### INSTRUCTIONS TO FOLLOW:
Leave out the pictures and restate the rest of the data exactly.

### SUPPLIED INFORMATION:
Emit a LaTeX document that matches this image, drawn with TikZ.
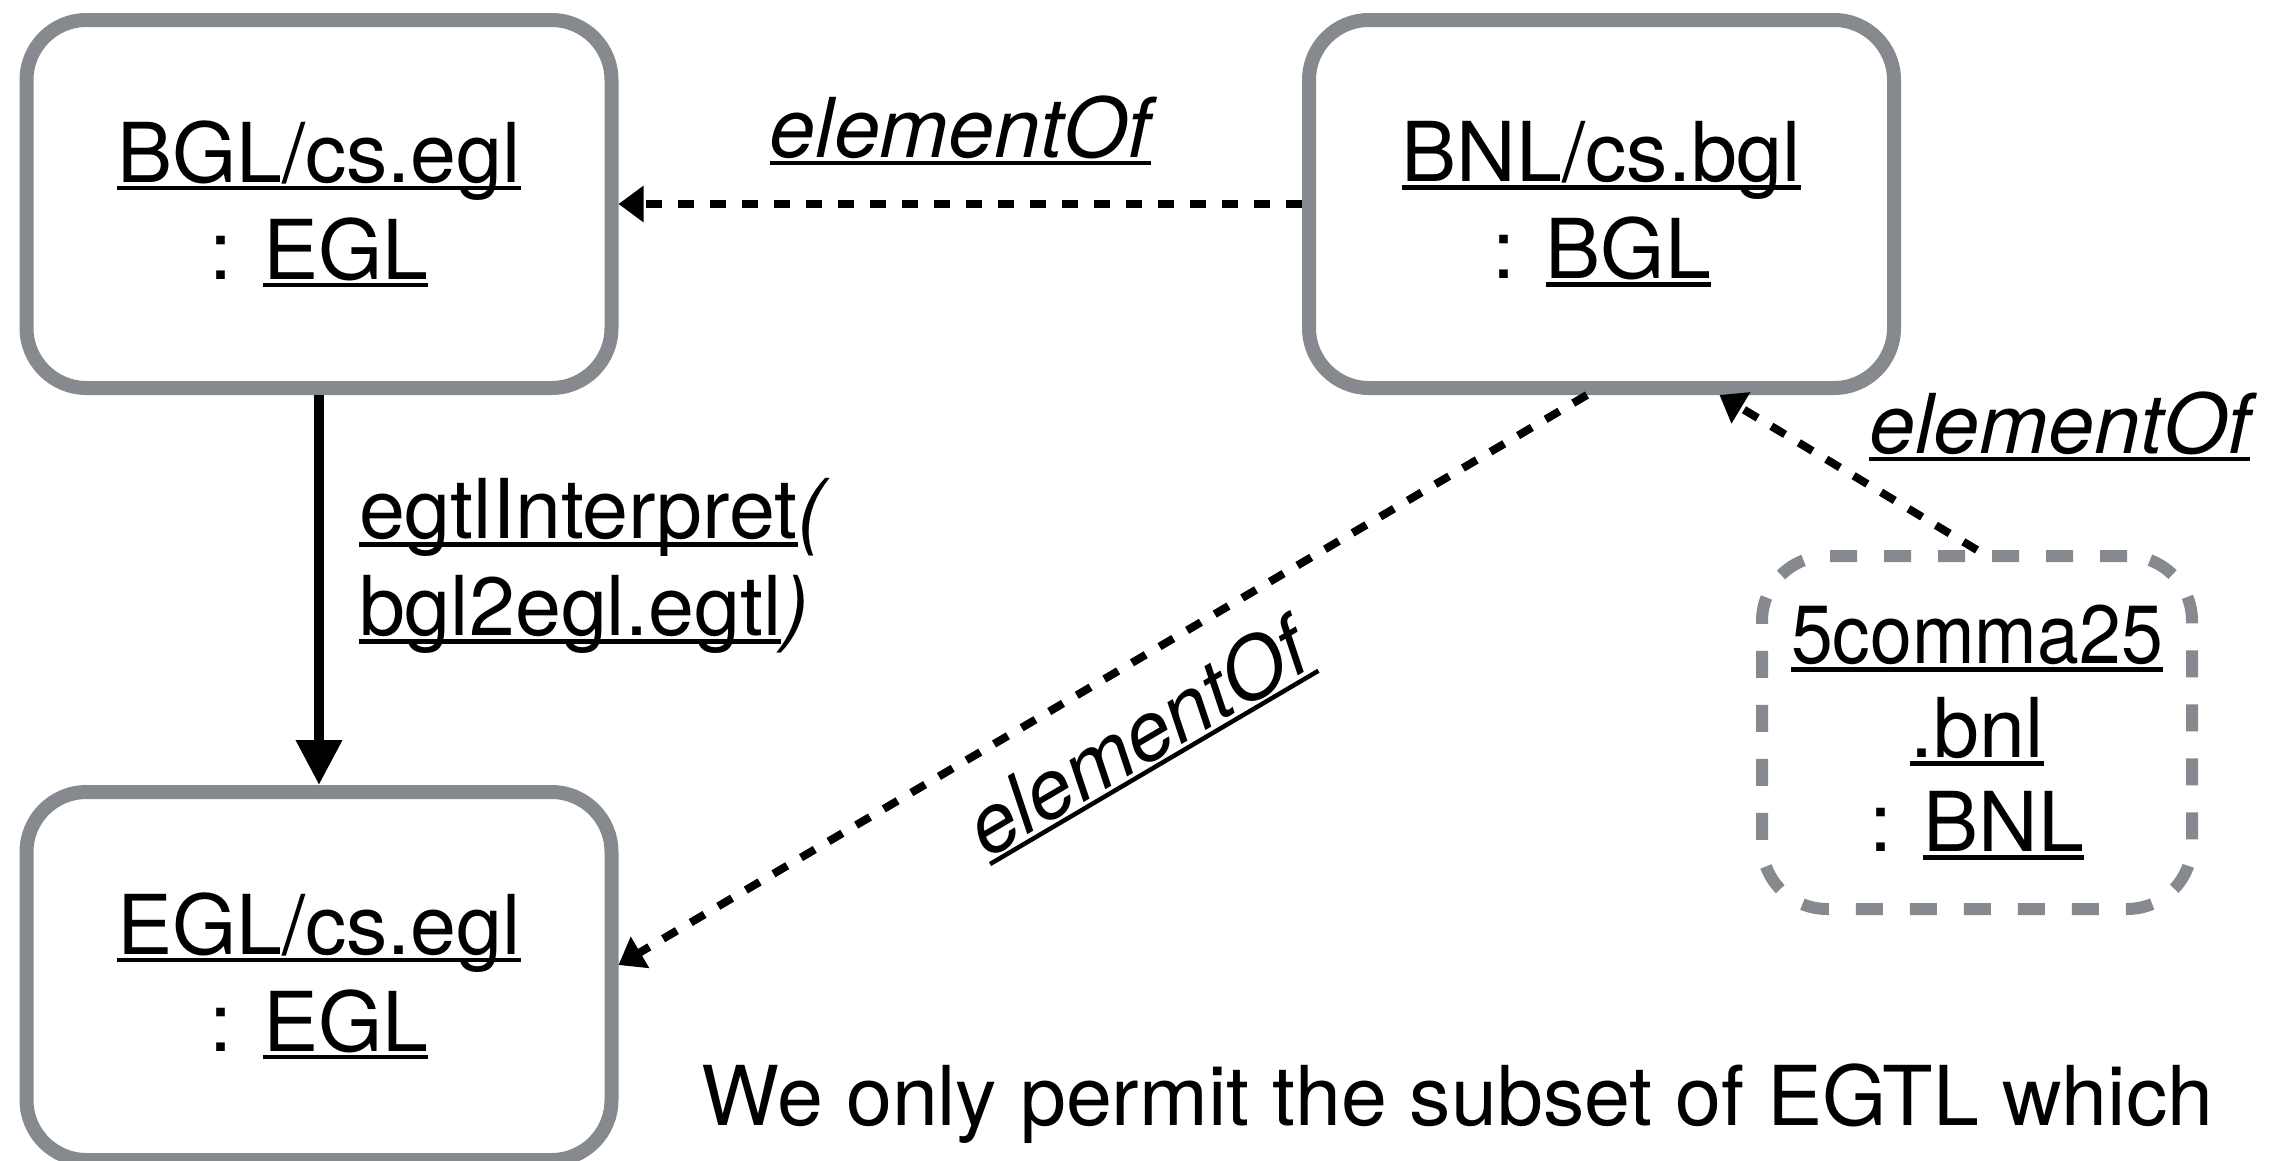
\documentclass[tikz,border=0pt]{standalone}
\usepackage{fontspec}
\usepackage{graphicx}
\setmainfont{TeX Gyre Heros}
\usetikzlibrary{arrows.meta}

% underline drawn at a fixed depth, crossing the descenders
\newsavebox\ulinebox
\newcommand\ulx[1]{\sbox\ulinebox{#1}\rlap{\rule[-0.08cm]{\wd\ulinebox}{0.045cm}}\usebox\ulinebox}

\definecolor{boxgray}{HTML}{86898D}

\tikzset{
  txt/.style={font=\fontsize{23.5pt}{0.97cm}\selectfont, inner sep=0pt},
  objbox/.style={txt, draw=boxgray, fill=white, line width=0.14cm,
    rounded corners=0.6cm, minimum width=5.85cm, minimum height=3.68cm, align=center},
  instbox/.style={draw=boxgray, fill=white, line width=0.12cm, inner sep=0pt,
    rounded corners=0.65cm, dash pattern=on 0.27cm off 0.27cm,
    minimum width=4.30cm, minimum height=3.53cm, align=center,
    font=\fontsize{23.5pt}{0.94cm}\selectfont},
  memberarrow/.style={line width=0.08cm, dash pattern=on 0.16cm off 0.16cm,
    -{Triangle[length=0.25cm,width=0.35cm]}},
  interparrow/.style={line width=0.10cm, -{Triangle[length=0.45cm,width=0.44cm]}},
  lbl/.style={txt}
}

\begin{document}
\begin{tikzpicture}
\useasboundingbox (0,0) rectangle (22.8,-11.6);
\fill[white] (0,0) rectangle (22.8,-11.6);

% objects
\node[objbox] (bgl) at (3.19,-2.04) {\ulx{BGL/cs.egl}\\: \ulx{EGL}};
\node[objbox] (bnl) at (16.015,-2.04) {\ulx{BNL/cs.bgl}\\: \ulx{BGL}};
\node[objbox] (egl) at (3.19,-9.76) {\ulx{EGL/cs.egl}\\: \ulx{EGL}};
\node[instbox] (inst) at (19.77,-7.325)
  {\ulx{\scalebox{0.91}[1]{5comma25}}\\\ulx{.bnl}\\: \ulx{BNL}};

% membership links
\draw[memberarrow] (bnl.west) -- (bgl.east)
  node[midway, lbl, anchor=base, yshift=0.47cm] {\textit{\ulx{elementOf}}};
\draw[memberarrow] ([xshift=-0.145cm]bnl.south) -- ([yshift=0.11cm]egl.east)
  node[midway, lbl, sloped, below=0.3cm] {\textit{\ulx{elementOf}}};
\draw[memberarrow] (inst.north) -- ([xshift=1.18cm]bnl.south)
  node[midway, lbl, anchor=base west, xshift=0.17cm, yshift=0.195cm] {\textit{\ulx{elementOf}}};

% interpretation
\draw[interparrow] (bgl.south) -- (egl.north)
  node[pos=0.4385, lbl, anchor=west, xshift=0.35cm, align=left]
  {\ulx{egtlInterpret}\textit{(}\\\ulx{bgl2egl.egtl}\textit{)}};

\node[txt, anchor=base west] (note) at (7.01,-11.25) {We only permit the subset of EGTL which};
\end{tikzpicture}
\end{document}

### SOLUTION TO THIS TASK:
Emit a LaTeX document that matches this image, drawn with TikZ.
\documentclass[tikz,border=0pt]{standalone}
\usepackage{fontspec}
\usepackage{graphicx}
\setmainfont{TeX Gyre Heros}
\usetikzlibrary{arrows.meta}

% underline drawn at a fixed depth, crossing the descenders
\newsavebox\ulinebox
\newcommand\ulx[1]{\sbox\ulinebox{#1}\rlap{\rule[-0.08cm]{\wd\ulinebox}{0.045cm}}\usebox\ulinebox}

\definecolor{boxgray}{HTML}{86898D}

\tikzset{
  txt/.style={font=\fontsize{23.5pt}{0.97cm}\selectfont, inner sep=0pt},
  objbox/.style={txt, draw=boxgray, fill=white, line width=0.14cm,
    rounded corners=0.6cm, minimum width=5.85cm, minimum height=3.68cm, align=center},
  instbox/.style={draw=boxgray, fill=white, line width=0.12cm, inner sep=0pt,
    rounded corners=0.65cm, dash pattern=on 0.27cm off 0.27cm,
    minimum width=4.30cm, minimum height=3.53cm, align=center,
    font=\fontsize{23.5pt}{0.94cm}\selectfont},
  memberarrow/.style={line width=0.08cm, dash pattern=on 0.16cm off 0.16cm,
    -{Triangle[length=0.25cm,width=0.35cm]}},
  interparrow/.style={line width=0.10cm, -{Triangle[length=0.45cm,width=0.44cm]}},
  lbl/.style={txt}
}

\begin{document}
\begin{tikzpicture}
\useasboundingbox (0,0) rectangle (22.8,-11.6);
\fill[white] (0,0) rectangle (22.8,-11.6);

% objects
\node[objbox] (bgl) at (3.19,-2.04) {\ulx{BGL/cs.egl}\\: \ulx{EGL}};
\node[objbox] (bnl) at (16.015,-2.04) {\ulx{BNL/cs.bgl}\\: \ulx{BGL}};
\node[objbox] (egl) at (3.19,-9.76) {\ulx{EGL/cs.egl}\\: \ulx{EGL}};
\node[instbox] (inst) at (19.77,-7.325)
  {\ulx{\scalebox{0.91}[1]{5comma25}}\\\ulx{.bnl}\\: \ulx{BNL}};

% membership links
\draw[memberarrow] (bnl.west) -- (bgl.east)
  node[midway, lbl, anchor=base, yshift=0.47cm] {\textit{\ulx{elementOf}}};
\draw[memberarrow] ([xshift=-0.145cm]bnl.south) -- ([yshift=0.11cm]egl.east)
  node[midway, lbl, sloped, below=0.3cm] {\textit{\ulx{elementOf}}};
\draw[memberarrow] (inst.north) -- ([xshift=1.18cm]bnl.south)
  node[midway, lbl, anchor=base west, xshift=0.17cm, yshift=0.195cm] {\textit{\ulx{elementOf}}};

% interpretation
\draw[interparrow] (bgl.south) -- (egl.north)
  node[pos=0.4385, lbl, anchor=west, xshift=0.35cm, align=left]
  {\ulx{egtlInterpret}\textit{(}\\\ulx{bgl2egl.egtl}\textit{)}};

\node[txt, anchor=base west] (note) at (7.01,-11.25) {We only permit the subset of EGTL which};
\end{tikzpicture}
\end{document}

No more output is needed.